Les voy a contar un secreto. Durante este 2012 he realizado un descubrimiento tremendo. Patidifusa me hallo aún, pues no soy capaz de articular pensamiento sin que se me pase la misma idea por mi aturullada cabeza. Y es que cuesta desprenderse de esas cosas que desde muy niña le meten a una en la cabeza, eso que algunos llaman aún valores y que más que valores son tesoros por lo poco que se prodigan en las personas que nos rodean.
No acabo yo de encontrar sentido a aquellas palabras que ya han perdido casi su significado por lo difícil que resulta encontrarlas a nuestro alrededor. Respeto, educación, sinceridad, honradez (esta última llevo lustros sin paladearla), rectitud, pero sobre todo conciencia, que engloba esto y más. Son casi sensaciones prácticamente extintas en el espectro público, pero también, lo que es más lamentable, del privado, de ese que esconde trapos sucios y purulentos prestos para salir y dañar indiscriminadamente.
Por eso, este año prefiero quedarme sin escribir carta a los Reyes Magos.
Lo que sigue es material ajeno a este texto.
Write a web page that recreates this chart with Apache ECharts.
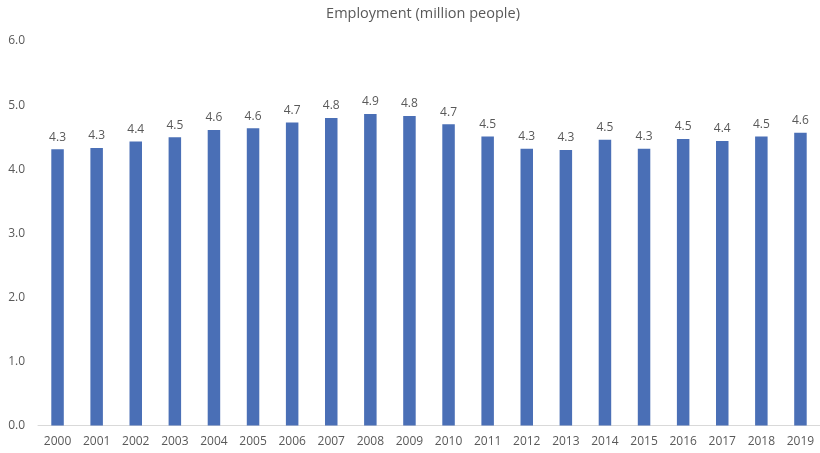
<!DOCTYPE html>
<html>
<head>
<meta charset="utf-8">
<script src="https://cdn.jsdelivr.net/npm/echarts@6/dist/echarts.min.js"></script>
<style>html,body{margin:0;padding:0;background:#fff;}#c{width:820px;height:453px;}</style>
</head>
<body>
<div id="c"></div>
<script>
const categories = ['2000','2001','2002','2003','2004','2005','2006','2007','2008','2009','2010','2011','2012','2013','2014','2015','2016','2017','2018','2019'];
const employment = [4.31,4.33,4.43,4.50,4.61,4.64,4.73,4.80,4.86,4.83,4.70,4.51,4.32,4.30,4.46,4.32,4.47,4.44,4.51,4.57];
const yTicks = [0,1,2,3,4,5,6];
const titleText = 'Employment (million people)';

const chart = echarts.init(document.getElementById('c'));
chart.setOption({
  animation: false,
  backgroundColor: '#ffffff',
  title: {
    text: titleText,
    left: 418, top: 1, textAlign: 'center',
    textStyle: {fontFamily: 'Open Sans', fontSize: 14.5, fontWeight: 'normal', color: '#595959'}
  },
  grid: {left: 38, width: 784, top: 41, bottom: 27.5, containLabel: false},
  xAxis: {
    type: 'category', data: categories,
    axisLine: {lineStyle: {color: '#d9d9d9', width: 1}},
    axisTick: {show: false},
    axisLabel: {color: '#595959', fontFamily: 'Open Sans', fontSize: 12, margin: 10, interval: 0}
  },
  yAxis: {
    type: 'value', min: yTicks[0], max: yTicks[yTicks.length-1], interval: 1,
    axisLine: {show: false}, axisTick: {show: false},
    splitLine: {show: false},
    axisLabel: {color: '#595959', fontFamily: 'Open Sans', fontSize: 12, margin: 13,
      formatter: v => v.toFixed(1)}
  },
  series: [{
    type: 'bar', data: employment, barWidth: 12.5,
    itemStyle: {color: '#4a6fb6'},
    label: {show: true, position: 'top', distance: 6, color: '#595959', fontFamily: 'Open Sans', fontSize: 12,
      formatter: p => p.value.toFixed(1)}
  }]
});
</script>
</body>
</html>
Porque la petición ya la he hecho. No quiero regalos, ni cosas. Lo que más deseo este año nuevo es conciencia. De la buena, de esa que te martillea el cerebro cuando has cometido un error, de esa que no se amilana ante una lágrima vacua de sentido, de esa que te permite pasear con el bolsillo vacío pero con la cabeza alta, de esa que no desaparece tras una hipócrita visita a la iglesia, de esa que permite dejar el orgullo en la caja de la que nunca debió salir, de esa que te deja dormir a pierna suelta y de un tirón, de esa que me inculcaron mis padres. Los dos. Con tesón. Para todos aquellos que la han perdido. O se la han dejado olvidada en algún rincón oscuro. O la han vendido al mejor postor.
* Esta columna salió publicada el pasado miércoles 2 de enero en Diario LA RIOJA. Tiene una dedicatoria especial: para Eliseo y Concha.